# Prompt
Exact reproduction of the data is required, with images excluded.

++++ Raw data ++++

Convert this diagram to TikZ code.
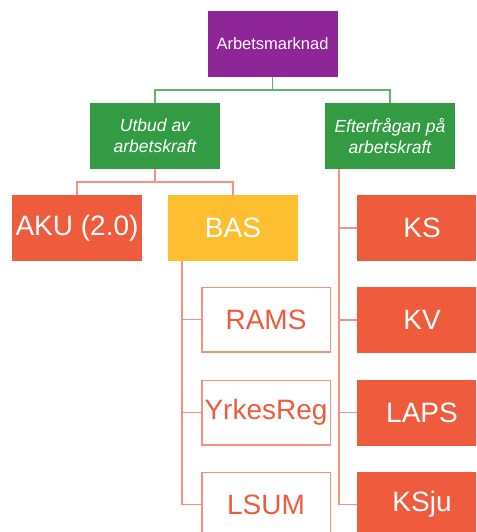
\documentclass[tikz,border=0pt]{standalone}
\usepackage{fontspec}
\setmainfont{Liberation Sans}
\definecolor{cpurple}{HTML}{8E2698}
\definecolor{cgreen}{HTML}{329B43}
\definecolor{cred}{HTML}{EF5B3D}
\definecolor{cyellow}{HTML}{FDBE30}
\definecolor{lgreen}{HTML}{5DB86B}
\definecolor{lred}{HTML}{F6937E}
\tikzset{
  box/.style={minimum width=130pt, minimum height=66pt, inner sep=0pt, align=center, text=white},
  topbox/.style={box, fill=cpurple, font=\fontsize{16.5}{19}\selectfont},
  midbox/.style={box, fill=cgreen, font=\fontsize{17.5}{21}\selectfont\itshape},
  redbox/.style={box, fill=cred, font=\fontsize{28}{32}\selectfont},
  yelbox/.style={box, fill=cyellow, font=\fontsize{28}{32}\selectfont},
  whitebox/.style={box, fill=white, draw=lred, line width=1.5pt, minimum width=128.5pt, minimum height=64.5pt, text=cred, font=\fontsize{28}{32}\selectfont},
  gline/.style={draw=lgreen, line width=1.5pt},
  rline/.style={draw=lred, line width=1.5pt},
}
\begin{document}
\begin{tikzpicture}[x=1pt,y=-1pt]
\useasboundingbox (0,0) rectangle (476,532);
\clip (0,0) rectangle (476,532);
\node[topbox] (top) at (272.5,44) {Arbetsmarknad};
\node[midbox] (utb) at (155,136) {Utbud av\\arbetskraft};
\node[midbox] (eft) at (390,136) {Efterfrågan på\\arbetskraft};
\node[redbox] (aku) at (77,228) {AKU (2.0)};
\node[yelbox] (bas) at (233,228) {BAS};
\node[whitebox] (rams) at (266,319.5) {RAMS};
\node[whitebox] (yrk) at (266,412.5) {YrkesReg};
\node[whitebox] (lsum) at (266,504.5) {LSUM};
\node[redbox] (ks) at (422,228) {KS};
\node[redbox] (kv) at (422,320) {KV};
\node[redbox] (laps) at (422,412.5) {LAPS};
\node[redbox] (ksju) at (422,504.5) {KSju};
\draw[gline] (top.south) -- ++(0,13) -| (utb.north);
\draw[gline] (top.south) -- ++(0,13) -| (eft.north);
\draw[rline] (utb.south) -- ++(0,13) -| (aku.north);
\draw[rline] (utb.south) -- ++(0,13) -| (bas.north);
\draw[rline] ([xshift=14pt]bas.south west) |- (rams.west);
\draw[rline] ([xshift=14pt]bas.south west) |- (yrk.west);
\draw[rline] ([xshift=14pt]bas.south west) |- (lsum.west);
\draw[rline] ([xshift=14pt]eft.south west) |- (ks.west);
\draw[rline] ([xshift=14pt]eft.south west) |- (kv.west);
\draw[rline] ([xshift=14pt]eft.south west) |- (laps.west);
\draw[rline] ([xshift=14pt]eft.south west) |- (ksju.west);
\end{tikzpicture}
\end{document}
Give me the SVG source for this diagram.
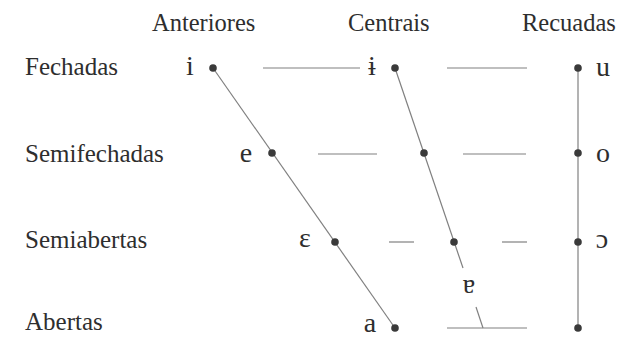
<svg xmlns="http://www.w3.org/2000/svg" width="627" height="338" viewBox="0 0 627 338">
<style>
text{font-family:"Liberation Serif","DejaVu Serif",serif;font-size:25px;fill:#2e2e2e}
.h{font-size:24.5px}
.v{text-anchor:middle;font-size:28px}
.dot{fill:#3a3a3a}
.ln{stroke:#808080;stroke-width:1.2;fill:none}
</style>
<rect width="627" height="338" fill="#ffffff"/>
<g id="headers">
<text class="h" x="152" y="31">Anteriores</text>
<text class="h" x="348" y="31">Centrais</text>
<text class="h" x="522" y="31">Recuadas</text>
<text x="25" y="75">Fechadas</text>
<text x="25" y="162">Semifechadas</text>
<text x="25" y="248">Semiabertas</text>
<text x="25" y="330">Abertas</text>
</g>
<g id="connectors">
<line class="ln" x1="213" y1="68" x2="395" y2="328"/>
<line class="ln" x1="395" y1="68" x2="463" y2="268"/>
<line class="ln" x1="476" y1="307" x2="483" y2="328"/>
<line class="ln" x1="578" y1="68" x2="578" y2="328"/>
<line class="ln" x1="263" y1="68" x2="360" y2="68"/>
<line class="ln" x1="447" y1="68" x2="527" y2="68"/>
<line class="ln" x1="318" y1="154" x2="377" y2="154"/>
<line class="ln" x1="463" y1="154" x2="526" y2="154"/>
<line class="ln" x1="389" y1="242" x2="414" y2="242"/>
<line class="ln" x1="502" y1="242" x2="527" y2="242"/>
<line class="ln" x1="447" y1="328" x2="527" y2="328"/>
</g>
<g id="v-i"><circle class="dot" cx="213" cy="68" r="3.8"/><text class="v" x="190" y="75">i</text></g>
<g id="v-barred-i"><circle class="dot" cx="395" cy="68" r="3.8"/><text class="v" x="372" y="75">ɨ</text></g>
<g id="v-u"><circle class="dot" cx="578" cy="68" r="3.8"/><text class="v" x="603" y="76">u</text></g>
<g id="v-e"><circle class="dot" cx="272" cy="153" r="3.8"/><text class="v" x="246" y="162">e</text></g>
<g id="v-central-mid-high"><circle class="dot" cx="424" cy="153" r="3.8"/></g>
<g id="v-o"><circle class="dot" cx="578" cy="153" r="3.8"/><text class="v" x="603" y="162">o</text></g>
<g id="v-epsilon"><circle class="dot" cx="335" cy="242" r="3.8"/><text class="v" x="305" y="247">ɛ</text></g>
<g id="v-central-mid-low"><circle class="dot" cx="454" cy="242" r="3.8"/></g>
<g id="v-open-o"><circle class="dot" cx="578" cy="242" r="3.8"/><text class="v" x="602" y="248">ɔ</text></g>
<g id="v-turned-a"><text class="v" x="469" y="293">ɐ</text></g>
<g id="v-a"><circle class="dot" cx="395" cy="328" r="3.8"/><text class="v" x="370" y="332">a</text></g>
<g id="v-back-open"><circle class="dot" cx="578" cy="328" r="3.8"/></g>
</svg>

++++

# Solution to the exercise
Convert this diagram to TikZ code.
\documentclass[tikz,border=0pt]{standalone}
\usepackage{fontspec}
\setmainfont{Liberation Sans}
\definecolor{cpurple}{HTML}{8E2698}
\definecolor{cgreen}{HTML}{329B43}
\definecolor{cred}{HTML}{EF5B3D}
\definecolor{cyellow}{HTML}{FDBE30}
\definecolor{lgreen}{HTML}{5DB86B}
\definecolor{lred}{HTML}{F6937E}
\tikzset{
  box/.style={minimum width=130pt, minimum height=66pt, inner sep=0pt, align=center, text=white},
  topbox/.style={box, fill=cpurple, font=\fontsize{16.5}{19}\selectfont},
  midbox/.style={box, fill=cgreen, font=\fontsize{17.5}{21}\selectfont\itshape},
  redbox/.style={box, fill=cred, font=\fontsize{28}{32}\selectfont},
  yelbox/.style={box, fill=cyellow, font=\fontsize{28}{32}\selectfont},
  whitebox/.style={box, fill=white, draw=lred, line width=1.5pt, minimum width=128.5pt, minimum height=64.5pt, text=cred, font=\fontsize{28}{32}\selectfont},
  gline/.style={draw=lgreen, line width=1.5pt},
  rline/.style={draw=lred, line width=1.5pt},
}
\begin{document}
\begin{tikzpicture}[x=1pt,y=-1pt]
\useasboundingbox (0,0) rectangle (476,532);
\clip (0,0) rectangle (476,532);
\node[topbox] (top) at (272.5,44) {Arbetsmarknad};
\node[midbox] (utb) at (155,136) {Utbud av\\arbetskraft};
\node[midbox] (eft) at (390,136) {Efterfrågan på\\arbetskraft};
\node[redbox] (aku) at (77,228) {AKU (2.0)};
\node[yelbox] (bas) at (233,228) {BAS};
\node[whitebox] (rams) at (266,319.5) {RAMS};
\node[whitebox] (yrk) at (266,412.5) {YrkesReg};
\node[whitebox] (lsum) at (266,504.5) {LSUM};
\node[redbox] (ks) at (422,228) {KS};
\node[redbox] (kv) at (422,320) {KV};
\node[redbox] (laps) at (422,412.5) {LAPS};
\node[redbox] (ksju) at (422,504.5) {KSju};
\draw[gline] (top.south) -- ++(0,13) -| (utb.north);
\draw[gline] (top.south) -- ++(0,13) -| (eft.north);
\draw[rline] (utb.south) -- ++(0,13) -| (aku.north);
\draw[rline] (utb.south) -- ++(0,13) -| (bas.north);
\draw[rline] ([xshift=14pt]bas.south west) |- (rams.west);
\draw[rline] ([xshift=14pt]bas.south west) |- (yrk.west);
\draw[rline] ([xshift=14pt]bas.south west) |- (lsum.west);
\draw[rline] ([xshift=14pt]eft.south west) |- (ks.west);
\draw[rline] ([xshift=14pt]eft.south west) |- (kv.west);
\draw[rline] ([xshift=14pt]eft.south west) |- (laps.west);
\draw[rline] ([xshift=14pt]eft.south west) |- (ksju.west);
\end{tikzpicture}
\end{document}
Give me the SVG source for this diagram.
<svg xmlns="http://www.w3.org/2000/svg" width="627" height="338" viewBox="0 0 627 338">
<style>
text{font-family:"Liberation Serif","DejaVu Serif",serif;font-size:25px;fill:#2e2e2e}
.h{font-size:24.5px}
.v{text-anchor:middle;font-size:28px}
.dot{fill:#3a3a3a}
.ln{stroke:#808080;stroke-width:1.2;fill:none}
</style>
<rect width="627" height="338" fill="#ffffff"/>
<g id="headers">
<text class="h" x="152" y="31">Anteriores</text>
<text class="h" x="348" y="31">Centrais</text>
<text class="h" x="522" y="31">Recuadas</text>
<text x="25" y="75">Fechadas</text>
<text x="25" y="162">Semifechadas</text>
<text x="25" y="248">Semiabertas</text>
<text x="25" y="330">Abertas</text>
</g>
<g id="connectors">
<line class="ln" x1="213" y1="68" x2="395" y2="328"/>
<line class="ln" x1="395" y1="68" x2="463" y2="268"/>
<line class="ln" x1="476" y1="307" x2="483" y2="328"/>
<line class="ln" x1="578" y1="68" x2="578" y2="328"/>
<line class="ln" x1="263" y1="68" x2="360" y2="68"/>
<line class="ln" x1="447" y1="68" x2="527" y2="68"/>
<line class="ln" x1="318" y1="154" x2="377" y2="154"/>
<line class="ln" x1="463" y1="154" x2="526" y2="154"/>
<line class="ln" x1="389" y1="242" x2="414" y2="242"/>
<line class="ln" x1="502" y1="242" x2="527" y2="242"/>
<line class="ln" x1="447" y1="328" x2="527" y2="328"/>
</g>
<g id="v-i"><circle class="dot" cx="213" cy="68" r="3.8"/><text class="v" x="190" y="75">i</text></g>
<g id="v-barred-i"><circle class="dot" cx="395" cy="68" r="3.8"/><text class="v" x="372" y="75">ɨ</text></g>
<g id="v-u"><circle class="dot" cx="578" cy="68" r="3.8"/><text class="v" x="603" y="76">u</text></g>
<g id="v-e"><circle class="dot" cx="272" cy="153" r="3.8"/><text class="v" x="246" y="162">e</text></g>
<g id="v-central-mid-high"><circle class="dot" cx="424" cy="153" r="3.8"/></g>
<g id="v-o"><circle class="dot" cx="578" cy="153" r="3.8"/><text class="v" x="603" y="162">o</text></g>
<g id="v-epsilon"><circle class="dot" cx="335" cy="242" r="3.8"/><text class="v" x="305" y="247">ɛ</text></g>
<g id="v-central-mid-low"><circle class="dot" cx="454" cy="242" r="3.8"/></g>
<g id="v-open-o"><circle class="dot" cx="578" cy="242" r="3.8"/><text class="v" x="602" y="248">ɔ</text></g>
<g id="v-turned-a"><text class="v" x="469" y="293">ɐ</text></g>
<g id="v-a"><circle class="dot" cx="395" cy="328" r="3.8"/><text class="v" x="370" y="332">a</text></g>
<g id="v-back-open"><circle class="dot" cx="578" cy="328" r="3.8"/></g>
</svg>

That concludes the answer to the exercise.